My mom would say that I grew up in a Christian home, my brother would say we did not. I suggest that my Christianity as a child had very little to do with my home, but God certainly used the bizarre and peculiar to develop me into his servant.
My childhood is full of lots of stories. That fact that I was taught to think about God but was never given the intellectual tools to do so speaks well to God's intervention in my life. As a Sunday school student in the United Methodist Church, I learned to open my Bible--but that's about it. The greatest lesson I learned from that church is that God is sovereign. That, however, wasn't a message in a sermon. That came up in a meeting where my mom had been told by the pastor that God can't possibly know when you are going to die.
As a teen, I learned about death and how hard it can be for someone to face as an onlooker. The experience of seeing someone close to her in age drove my mom to pursue the pastoral care of the local RCC priest. I think she was cared for and I was able to see from a distance the important ministry of counseling. But nevertheless, we moved on after she found herself disappointed there..
While in high school, my mother who was now completely disillusioned by the Church, decided it was time to join a cult. In the not so distant past, we hid from the Jehovah's Witnesses whenever they hearkened our front door and now she was seeking to become a baptized member. This made so little sense to me, but hence, I was along for the ride. It wasn't long before I was involved in studies, the situation forcing me to think about why we celebrate birthdays, Christmas, and the deity of Christ. Needless to say, my radar was up as I had already been exposed to some solid preaching, the most sound coming through a baptist vacation bible school. I also do not underestimate the value of Christian radio as it would be emanating from the family stereo all hours of the day and night.
I clearly did not have all the answers as I was moved around from church to church, sort of like a military kid. I did, however, have enough theological intuition such that my mind was not vulnerable to every wind of doctrine that came before me.

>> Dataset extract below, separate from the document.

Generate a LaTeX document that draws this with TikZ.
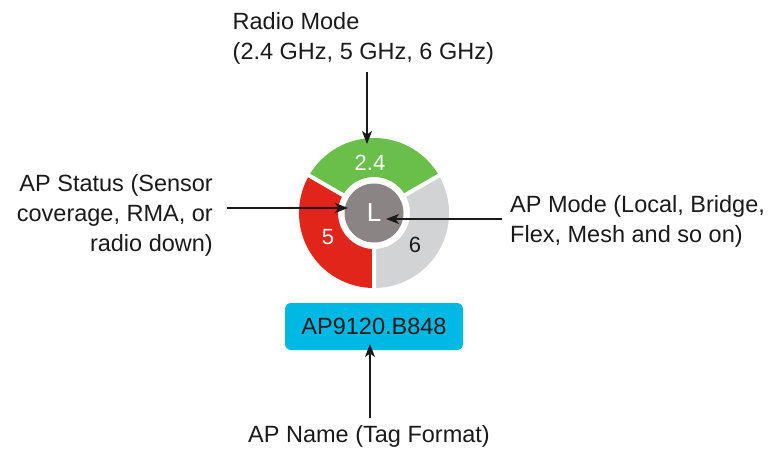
\documentclass[tikz,border=0pt]{standalone}
\usepackage{fontspec}
\setmainfont{Liberation Sans}
\usetikzlibrary{arrows.meta}
\definecolor{ringgreen}{HTML}{6ABF4B}
\definecolor{ringred}{HTML}{E1251B}
\definecolor{ringgray}{HTML}{D1D3D4}
\definecolor{centergray}{HTML}{8A8584}
\definecolor{boxcyan}{HTML}{00B8E4}
\definecolor{inkdark}{HTML}{1A1A1A}
\begin{document}
\begin{tikzpicture}[x=1pt,y=-1pt,
  lbl/.style={font=\fontsize{23.5}{30}\selectfont, inner sep=0pt, text=inkdark},
  seglbl/.style={font=\fontsize{22}{26}\selectfont, inner sep=0pt},
  arr/.style={-{Stealth[length=13pt,width=10pt,inset=3.5pt]}, line width=1.3pt, draw=inkdark},
  gap/.style={white, line width=4pt}]
\useasboundingbox (0,0) rectangle (769,448);
% ring
\begin{scope}[shift={(374,213)}, y=1pt]
  \fill[ringgreen] (30:75) arc[start angle=30,end angle=150,radius=75] -- (150:36) arc[start angle=150,end angle=30,radius=36] -- cycle;
  \fill[ringred] (150:75) arc[start angle=150,end angle=270,radius=75] -- (270:36) arc[start angle=270,end angle=150,radius=36] -- cycle;
  \fill[ringgray] (270:75) arc[start angle=270,end angle=390,radius=75] -- (30:36) arc[start angle=390,end angle=270,radius=36] -- cycle;
  \draw[gap] (30:30) -- (30:80) (150:30) -- (150:80) (270:30) -- (270:80);
  \node[circle, fill=centergray, minimum size=59pt, inner sep=0pt, text=white, font=\fontsize{26}{30}\selectfont] (ctr) at (0,0) {L};
  \node[seglbl, text=white] (seg24) at (-4,50) {2.4};
  \node[seglbl, text=white] (seg5) at (-46,-24) {5};
  \node[seglbl, text=inkdark] (seg6) at (41,-32) {6};
\end{scope}
% name box
\node[fill=boxcyan, rounded corners=6pt, minimum width=178pt, minimum height=47pt, inner sep=0pt, font=\fontsize{23.5}{28}\selectfont, text=inkdark] (tag) at (374,326.5) {AP9120.B848};
% labels (base anchor = baseline of last line)
\node[lbl, anchor=base west, align=left] (radio) at (232.5,59.5) {Radio Mode\\(2.4 GHz, 5 GHz, 6 GHz)};
\node[lbl, anchor=base east, align=right] (status) at (213,251.7) {AP Status (Sensor\\coverage, RMA, or\\radio down)};
\node[lbl, anchor=base west, align=left] (mode) at (510,242) {AP Mode (Local, Bridge,\\Flex, Mesh and so on)};
\node[lbl, anchor=base west] (apname) at (248,442.5) {AP Name (Tag Format)};
% arrows
\coordinate (a1s) at (367,72);
\coordinate (a1e) at (367,144);
\coordinate (a2s) at (227,208);
\coordinate (a2e) at (348,208);
\coordinate (a3s) at (502,219);
\coordinate (a3e) at (386,219);
\coordinate (a4s) at (370,418);
\coordinate (a4e) at (370,344);
\draw[arr] (a1s) -- (a1e);
\draw[arr] (a2s) -- (a2e);
\draw[arr] (a3s) -- (a3e);
\draw[arr] (a4s) -- (a4e);
\end{tikzpicture}
\end{document}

Growing up in this environment instilled a passion for knowing God and seeking truth. I had no interest in the moral life outside of true faith as I was constantly besieged by my mom's gospel of legalism. I think the bottom line is that I was not in a home that was being kept spiritually. I had food, warm clothes, I was clean, but I had no example of what it meant to be a follower of Jesus. It is by the grace of God that I have become that person today. I know that through my experiences God was preparing me for a ministry to women that engages the mind. My mom may have on the surface partially fulfilled the teaching of Titus 2, and she may have just done the best she could. But I know that "keeping the home" involves more than domestic prowess, it necessitates sitting at the feet of Jesus and learning to teach, not standing in the shoes of the Pharisees and hoping your family gets their act together.